Stated exercise
Repeat all of the material below exactly as written, images excluded.

━━ Material provided

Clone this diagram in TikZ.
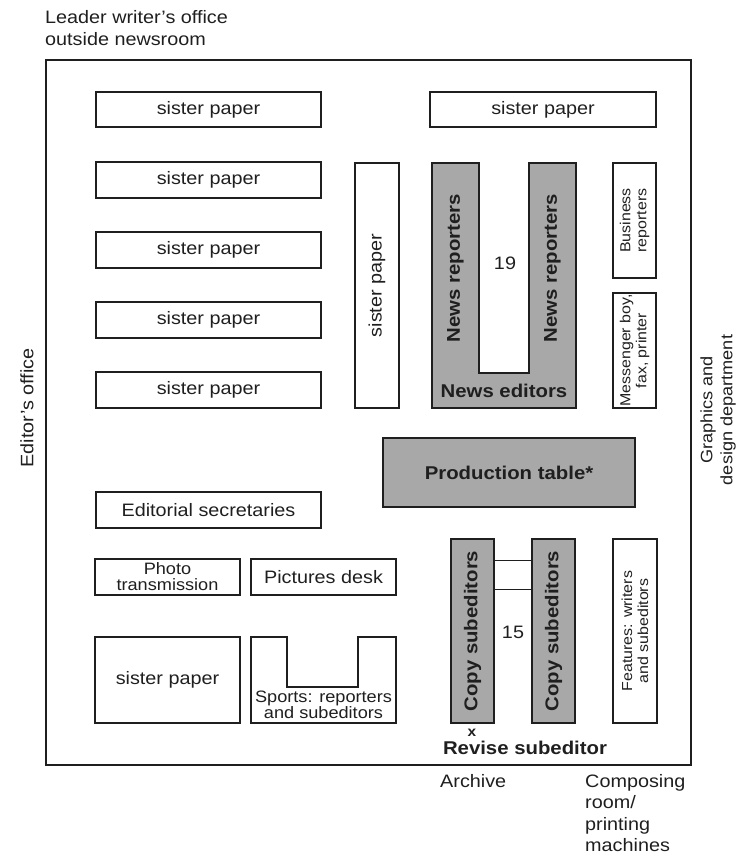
\documentclass[tikz,border=0pt]{standalone}
\usepackage{fontspec}
\setmainfont{Liberation Sans}[FakeStretch=1.1]
\newcommand\fsz[2]{\fontsize{#1}{#2}\selectfont}
\definecolor{deskgray}{gray}{0.66}
\definecolor{ink}{gray}{0.12}
\begin{document}
\begin{tikzpicture}[x=1pt,y=-1pt,
  every node/.style={text=ink},
  desk/.style={draw=ink, line width=1.1pt, inner sep=0pt, align=center, font=\fsz{18}{21}},
  shaded/.style={draw=ink, line width=1.1pt, fill=deskgray},
  boldlab/.style={font=\fsz{18.5}{21}\bfseries},
  plainlab/.style={font=\fsz{18}{22}, inner sep=0pt},
]
\useasboundingbox (0,0) rectangle (743,854);

% newsroom walls
\node[draw=ink, line width=1.6pt, minimum width=645, minimum height=705, anchor=north west, inner sep=0pt] (room) at (45,59) {};

% left column of sister papers
\node[desk, minimum width=225, minimum height=35] (sp1) at (208.5,109.5) {sister paper};
\node[desk, minimum width=225, minimum height=36] (sp2) at (208.5,180) {sister paper};
\node[desk, minimum width=225, minimum height=36] (sp3) at (208.5,250) {sister paper};
\node[desk, minimum width=225, minimum height=36] (sp4) at (208.5,320) {sister paper};
\node[desk, minimum width=225, minimum height=36] (sp5) at (208.5,390) {sister paper};
\node[desk, minimum width=226, minimum height=35] (sp6) at (543,109.5) {sister paper};
\node[desk, minimum width=44, minimum height=245] (sp7) at (377,285.5) {};
\node[rotate=90, font=\fsz{18}{21}] (sp7t) at (sp7.center) {sister paper};

% news desk (U shape)
\draw[shaded] (432,163) -- (479,163) -- (479,373) -- (529,373) -- (529,163) -- (576,163) -- (576,408) -- (432,408) -- cycle;
\node[rotate=90, boldlab] (nr1) at (455.5,268) {News reporters};
\node[rotate=90, boldlab] (nr2) at (552.5,268) {News reporters};
\node[boldlab] (ned) at (504,391) {News editors};
\node[font=\fsz{18}{21}] (n19) at (505,263) {19};

% right column
\node[desk, minimum width=43, minimum height=115] (bus) at (634.5,220.5) {};
\node[rotate=90, align=center, font=\fsz{14.5}{16}] (bust) at (bus.center) {Business\\reporters};
\node[desk, minimum width=43, minimum height=115] (mes) at (634.5,350.5) {};
\node[rotate=90, align=center, font=\fsz{14.5}{16}] (mest) at (mes.center) {Messenger boy,\\fax, printer};

% production table
\node[draw=ink, line width=2.8pt, fill=deskgray, minimum width=252, minimum height=69, inner sep=0pt, boldlab] (prod) at (509,472.5) {Production table*};

% lower left desks
\node[desk, minimum width=225, minimum height=36] (sec) at (208.5,510) {Editorial secretaries};
\node[desk, minimum width=145, minimum height=36, font=\fsz{16.5}{16}] (photo) at (167.5,577) {Photo\\transmission};
\node[desk, minimum width=145, minimum height=36] (pic) at (323.5,577) {Pictures desk};
\node[desk, minimum width=145, minimum height=86] (sp8) at (167.5,680) {sister paper};
\draw[draw=ink, line width=1.1pt] (251,637) -- (287,637) -- (287,687) -- (358,687) -- (358,637) -- (396,637) -- (396,723) -- (251,723) -- cycle;
\node[align=center, font=\fsz{16.5}{16.5}] (sports) at (323.5,705) {Sports: reporters\\and subeditors};

% copy desk
\node[shaded, minimum width=43, minimum height=184, inner sep=0pt] (cs1) at (472.5,631) {};
\node[shaded, minimum width=43, minimum height=184, inner sep=0pt] (cs2) at (553.5,631) {};
\node[rotate=90, boldlab] (cs1t) at (cs1.center) {Copy subeditors};
\node[rotate=90, boldlab] (cs2t) at (cs2.center) {Copy subeditors};
\draw[draw=ink, line width=0.6pt] ([yshift=-22pt]cs1.north east) -- ([yshift=-22pt]cs2.north west);
\draw[draw=ink, line width=0.6pt] ([yshift=-51pt]cs1.north east) -- ([yshift=-51pt]cs2.north west);
\node[font=\fsz{18}{21}] (n15) at (513,632) {15};
\node[desk, minimum width=44, minimum height=184] (feat) at (635,631) {};
\node[rotate=90, align=center, font=\fsz{14.5}{16}] (featt) at (feat.center) {Features: writers\\and subeditors};
\node[font=\fsz{14}{14}\bfseries] (xmark) at (472,733) {x};
\node[boldlab] (revise) at (525,748) {Revise subeditor};

% surrounding rooms
\node[plainlab, anchor=north west, align=left] (leader) at (45,10) {Leader writer's office\\outside newsroom};
\node[plainlab, rotate=90] (editor) at (27,408) {Editor's office};
\node[plainlab, rotate=90, align=center, font=\fsz{16.5}{20}] (graphics) at (718,410) {Graphics and\\design department};
\node[plainlab, anchor=base west] (archive) at (440,787) {Archive};
\node[plainlab, anchor=base west, align=left, font=\fsz{18}{21.5}] (compose) at (585,851.5) {Composing\\room/\\printing\\machines};
\end{tikzpicture}
\end{document}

━━━━

Task solution
Clone this diagram in TikZ.
\documentclass[tikz,border=0pt]{standalone}
\usepackage{fontspec}
\setmainfont{Liberation Sans}[FakeStretch=1.1]
\newcommand\fsz[2]{\fontsize{#1}{#2}\selectfont}
\definecolor{deskgray}{gray}{0.66}
\definecolor{ink}{gray}{0.12}
\begin{document}
\begin{tikzpicture}[x=1pt,y=-1pt,
  every node/.style={text=ink},
  desk/.style={draw=ink, line width=1.1pt, inner sep=0pt, align=center, font=\fsz{18}{21}},
  shaded/.style={draw=ink, line width=1.1pt, fill=deskgray},
  boldlab/.style={font=\fsz{18.5}{21}\bfseries},
  plainlab/.style={font=\fsz{18}{22}, inner sep=0pt},
]
\useasboundingbox (0,0) rectangle (743,854);

% newsroom walls
\node[draw=ink, line width=1.6pt, minimum width=645, minimum height=705, anchor=north west, inner sep=0pt] (room) at (45,59) {};

% left column of sister papers
\node[desk, minimum width=225, minimum height=35] (sp1) at (208.5,109.5) {sister paper};
\node[desk, minimum width=225, minimum height=36] (sp2) at (208.5,180) {sister paper};
\node[desk, minimum width=225, minimum height=36] (sp3) at (208.5,250) {sister paper};
\node[desk, minimum width=225, minimum height=36] (sp4) at (208.5,320) {sister paper};
\node[desk, minimum width=225, minimum height=36] (sp5) at (208.5,390) {sister paper};
\node[desk, minimum width=226, minimum height=35] (sp6) at (543,109.5) {sister paper};
\node[desk, minimum width=44, minimum height=245] (sp7) at (377,285.5) {};
\node[rotate=90, font=\fsz{18}{21}] (sp7t) at (sp7.center) {sister paper};

% news desk (U shape)
\draw[shaded] (432,163) -- (479,163) -- (479,373) -- (529,373) -- (529,163) -- (576,163) -- (576,408) -- (432,408) -- cycle;
\node[rotate=90, boldlab] (nr1) at (455.5,268) {News reporters};
\node[rotate=90, boldlab] (nr2) at (552.5,268) {News reporters};
\node[boldlab] (ned) at (504,391) {News editors};
\node[font=\fsz{18}{21}] (n19) at (505,263) {19};

% right column
\node[desk, minimum width=43, minimum height=115] (bus) at (634.5,220.5) {};
\node[rotate=90, align=center, font=\fsz{14.5}{16}] (bust) at (bus.center) {Business\\reporters};
\node[desk, minimum width=43, minimum height=115] (mes) at (634.5,350.5) {};
\node[rotate=90, align=center, font=\fsz{14.5}{16}] (mest) at (mes.center) {Messenger boy,\\fax, printer};

% production table
\node[draw=ink, line width=2.8pt, fill=deskgray, minimum width=252, minimum height=69, inner sep=0pt, boldlab] (prod) at (509,472.5) {Production table*};

% lower left desks
\node[desk, minimum width=225, minimum height=36] (sec) at (208.5,510) {Editorial secretaries};
\node[desk, minimum width=145, minimum height=36, font=\fsz{16.5}{16}] (photo) at (167.5,577) {Photo\\transmission};
\node[desk, minimum width=145, minimum height=36] (pic) at (323.5,577) {Pictures desk};
\node[desk, minimum width=145, minimum height=86] (sp8) at (167.5,680) {sister paper};
\draw[draw=ink, line width=1.1pt] (251,637) -- (287,637) -- (287,687) -- (358,687) -- (358,637) -- (396,637) -- (396,723) -- (251,723) -- cycle;
\node[align=center, font=\fsz{16.5}{16.5}] (sports) at (323.5,705) {Sports: reporters\\and subeditors};

% copy desk
\node[shaded, minimum width=43, minimum height=184, inner sep=0pt] (cs1) at (472.5,631) {};
\node[shaded, minimum width=43, minimum height=184, inner sep=0pt] (cs2) at (553.5,631) {};
\node[rotate=90, boldlab] (cs1t) at (cs1.center) {Copy subeditors};
\node[rotate=90, boldlab] (cs2t) at (cs2.center) {Copy subeditors};
\draw[draw=ink, line width=0.6pt] ([yshift=-22pt]cs1.north east) -- ([yshift=-22pt]cs2.north west);
\draw[draw=ink, line width=0.6pt] ([yshift=-51pt]cs1.north east) -- ([yshift=-51pt]cs2.north west);
\node[font=\fsz{18}{21}] (n15) at (513,632) {15};
\node[desk, minimum width=44, minimum height=184] (feat) at (635,631) {};
\node[rotate=90, align=center, font=\fsz{14.5}{16}] (featt) at (feat.center) {Features: writers\\and subeditors};
\node[font=\fsz{14}{14}\bfseries] (xmark) at (472,733) {x};
\node[boldlab] (revise) at (525,748) {Revise subeditor};

% surrounding rooms
\node[plainlab, anchor=north west, align=left] (leader) at (45,10) {Leader writer's office\\outside newsroom};
\node[plainlab, rotate=90] (editor) at (27,408) {Editor's office};
\node[plainlab, rotate=90, align=center, font=\fsz{16.5}{20}] (graphics) at (718,410) {Graphics and\\design department};
\node[plainlab, anchor=base west] (archive) at (440,787) {Archive};
\node[plainlab, anchor=base west, align=left, font=\fsz{18}{21.5}] (compose) at (585,851.5) {Composing\\room/\\printing\\machines};
\end{tikzpicture}
\end{document}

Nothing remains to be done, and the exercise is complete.